Ein weiterer Publikumsfavorit war Les Vies de Therese des französischen Regisseurs Sébastien Lifshitz, ein 40-minütiger Film, der bei seiner ersten Aufführung in Cannes Standing Ovations erhielt. Lifshitz portraitiert auf Wunsch der feministischen Ikone Therese Clerc die Geschichte von Clercs Altern und Ableben. Wer jedoch erwartet, einen tieftraurigen Film zu sehen, irrt sich – sowohl die alte Frau selbst, als auch ihre Kinder und anderen Weggefährten bewahren bis zuletzt einen ehrlichen Humor, der, gepaart mit den zerstreuten Aufnahmen ihres Lebens, eher eine energiegeladene Hommage an das Leben als ein Bild des Todes ist.

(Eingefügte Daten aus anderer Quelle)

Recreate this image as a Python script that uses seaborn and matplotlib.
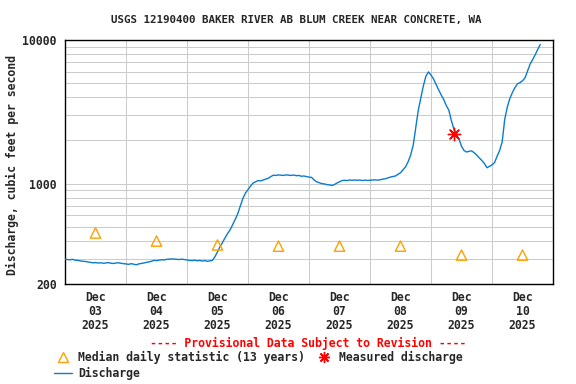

Nathan Morlanos Mean Dreams löste sehr gemischte Reaktionen aus. Die Jagd eines kriminellen Polizisten (Bill Paxton) nach seiner Tochter(Sophie Nélisse), deren Freund (Jungstar Josh Wiggins) versucht hatte, sie aus den Fängen ihres gewalttätigen Vaters zu befreien, stieß teils auf harte Kritik, teils auf großes Lob. Was Morlano aber auf jeden Fall gekonnt meistert, ist, in Momenten der Anspannung und Brutalität dem Zuseher noch einen Schlag in die Magengrube zu verpassen, indem er durch das Verhalten seiner zwei jungten Protagonisten daran erinnert, dass das ohnehin schon undurchsichtige Gewirr aus Gewalt und Ausweglosigkeit auch noch von zwei Kids mit eingeschränkter Wahrnehmung und Handlungsbandbreite betrachtet wird. Letztlich ein äußerst sehenswerter Film.
Zu erwähnen ist hier sicherlich auch noch die bereits im Vorfeld des Festivals viel besprochene „Anti-Biografie“ Pablo Nerudas, Neruda von Pablo Larrain. Ein faszinierender Film, der allerdings durch bessere Kenntnisse der Originalsprache Spanisch oder der französischen Untertitel sicher noch weitaus mehr Facetten zeigt.
Auch die Sémaine de la Critique neigt sich ihrem Ende zu. Hier bleibt aus allen Kurz und Langfilmen definitiv der Eröffnungsfilm In Bed with Victoria am stärksten in Erinnerung. Justine Triet zeigt darin die Anwältin Victoria (perfekt verkörpert von Virginie Efira) und ihr Leben, das mit jeder Minute noch chaotischer wird. Neben Efira glänzt vor allem der französische Jungstar Vincent Lacoste als Ex-Drogendealer, Au-pair und Vertrauter Victorias.
Abgesehen davon haben Filme wie Grave (Raw), eine französisch-belgische Produktion unter der Regie von Julia Ducournau oder Tramontane von Vatche Boulghourjian begeistert.
Wer nun endgültig die Preise in den beiden Kategorien erhalten wird, stellt sich in den nächsten zwei Tagen heraus. Doch selbst die Regisseure, deren Filme bei diesem Festival nicht prämiert werden, können sich alleine durch die Aufnahme in das hochselektive Programm des Festivals in der Qualität ihrer Filme bestätigt sehen.